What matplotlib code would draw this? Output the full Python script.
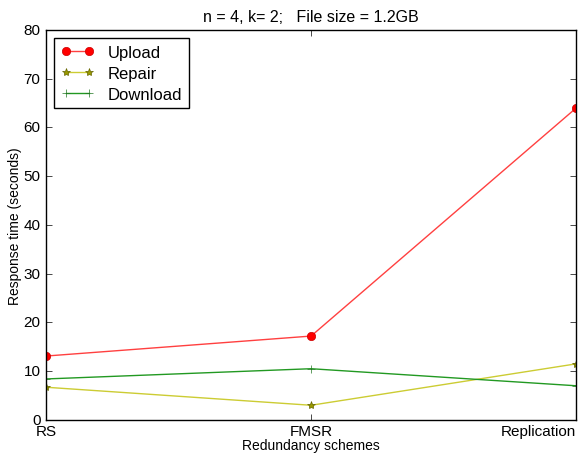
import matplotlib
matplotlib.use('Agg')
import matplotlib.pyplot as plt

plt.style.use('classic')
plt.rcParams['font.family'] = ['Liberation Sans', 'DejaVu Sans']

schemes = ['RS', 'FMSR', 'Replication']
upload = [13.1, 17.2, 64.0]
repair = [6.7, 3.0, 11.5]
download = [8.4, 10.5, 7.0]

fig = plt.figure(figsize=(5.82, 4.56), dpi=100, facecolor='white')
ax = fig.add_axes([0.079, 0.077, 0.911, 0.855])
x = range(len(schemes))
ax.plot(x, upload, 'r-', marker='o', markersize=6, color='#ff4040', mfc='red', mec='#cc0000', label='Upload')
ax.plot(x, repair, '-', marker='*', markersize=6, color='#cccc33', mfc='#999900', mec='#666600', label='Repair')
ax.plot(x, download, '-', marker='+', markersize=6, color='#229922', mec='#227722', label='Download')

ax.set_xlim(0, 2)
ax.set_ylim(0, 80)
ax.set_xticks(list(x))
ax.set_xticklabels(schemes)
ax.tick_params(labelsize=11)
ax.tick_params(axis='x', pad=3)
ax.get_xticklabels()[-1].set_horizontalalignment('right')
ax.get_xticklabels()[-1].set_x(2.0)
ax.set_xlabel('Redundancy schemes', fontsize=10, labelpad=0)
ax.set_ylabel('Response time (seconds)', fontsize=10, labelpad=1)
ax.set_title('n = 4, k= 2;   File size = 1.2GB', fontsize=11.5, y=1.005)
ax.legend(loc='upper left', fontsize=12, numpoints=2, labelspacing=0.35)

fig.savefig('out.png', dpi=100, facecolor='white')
^^^^^^^^^^^^^^^^
Please quote the lines of the material, beginning with the first and ending with the one that contains "color='#229922', mec='#227722', label='Download')", exactly as written and without any pictures.

What matplotlib code would draw this? Output the full Python script.
import matplotlib
matplotlib.use('Agg')
import matplotlib.pyplot as plt

plt.style.use('classic')
plt.rcParams['font.family'] = ['Liberation Sans', 'DejaVu Sans']

schemes = ['RS', 'FMSR', 'Replication']
upload = [13.1, 17.2, 64.0]
repair = [6.7, 3.0, 11.5]
download = [8.4, 10.5, 7.0]

fig = plt.figure(figsize=(5.82, 4.56), dpi=100, facecolor='white')
ax = fig.add_axes([0.079, 0.077, 0.911, 0.855])
x = range(len(schemes))
ax.plot(x, upload, 'r-', marker='o', markersize=6, color='#ff4040', mfc='red', mec='#cc0000', label='Upload')
ax.plot(x, repair, '-', marker='*', markersize=6, color='#cccc33', mfc='#999900', mec='#666600', label='Repair')
ax.plot(x, download, '-', marker='+', markersize=6, color='#229922', mec='#227722', label='Download')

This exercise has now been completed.